Use case: A public limited company (SA) increases its capital by issuing new shares against cash payment. Following the EGM, a bank confirms receipt of the funds corresponding to the subscription. The notary then incorporates this information into the notarial deed amending the articles of association. The notary will also ensure the payment of any share premium, where applicable (an amount paid in addition to the nominal value of the shares to reflect the company’s economic value). The notarial deed evidencing the capital increase must confirm that the shares have been duly subscribed and that the funds are available, in accordance with the applicable payment terms (full payment or, for certain corporate forms subject to regulatory adjustments, deferred payment).
Contributions in kind are often subject to an independent expert’s report assessing the value of the assets contributed, in order to avoid overvaluation contrary to the interests of the company or existing shareholders. An error in the valuation or an omission in the deed may give rise to subsequent challenges that could call into question the validity of the capital increase.
Publication and filing with the Trade and Companies Register (RCS)
Once the notarial deed has been signed, the decision to increase the capital and the amendment of the articles of association must be filed with the Trade and Companies Register (RCS) for publication. Any change to the share capital must be made public in order to be enforceable against third parties and to ensure transparency of the company’s legal information.

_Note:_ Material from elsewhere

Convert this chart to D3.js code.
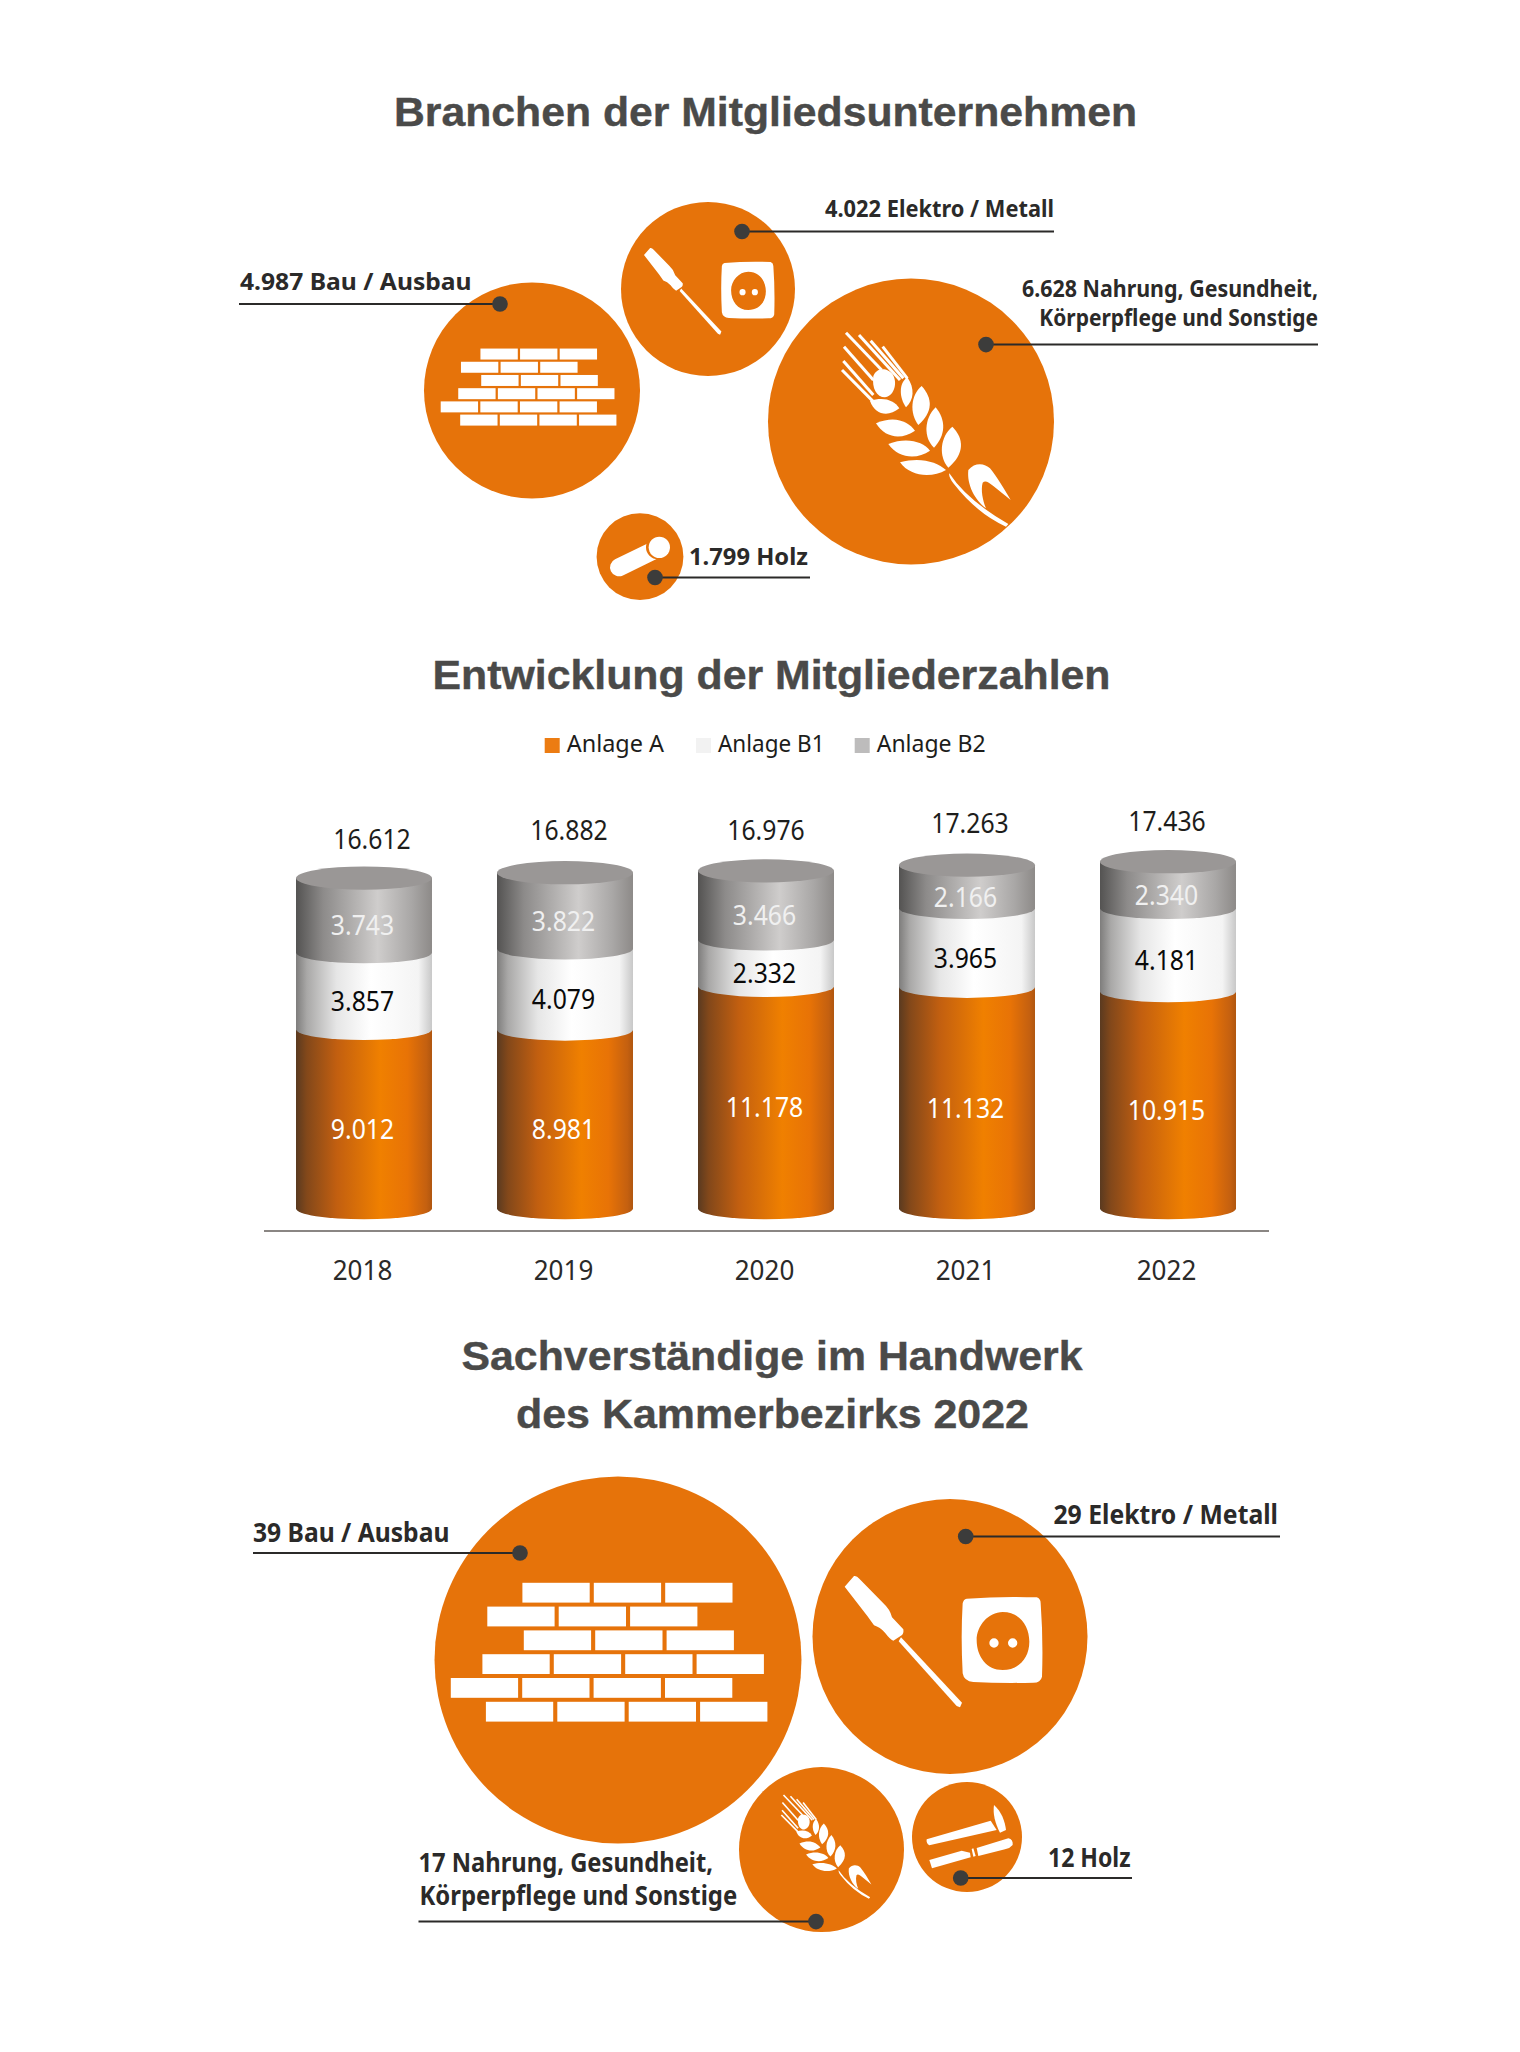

Use case: After paying in the contributions and signing the notarial deed of capitalisation, a private limited liability company (SARL) submits the updated consolidated version of its articles of association to the RCS through the notary. This filing triggers the update of the share capital in the Register and the publication of the deed in the Electronic Compendium of Companies and Associations (RESA). This update enables business partners, banks or authorities to verify the change in share capital. Without such publication, the increase would not be enforceable against third parties (suppliers, creditors, etc.) and could give rise to legal and contractual risks.
Publication with the RCS must take place within the statutory deadlines, and a late filing may, in certain circumstances, affect the rights of third parties or render the transaction vulnerable to challenge.
Conclusion
A capital increase in Luxembourg is a transaction that requires rigor and forward planning. From the proper convening of the EGM to the practical organisation of the payment of contributions, through to the drafting of the notarial deed and its publication with the RCS, each step is governed by rules designed to protect shareholders and third parties alike. A procedural error may call into question the validity of the transaction or generate costly disputes. To secure this process, it is strongly recommended to seek the assistance of specialised legal advisers and a notary, who can ensure that the transaction complies with Luxembourg company law and market best practices.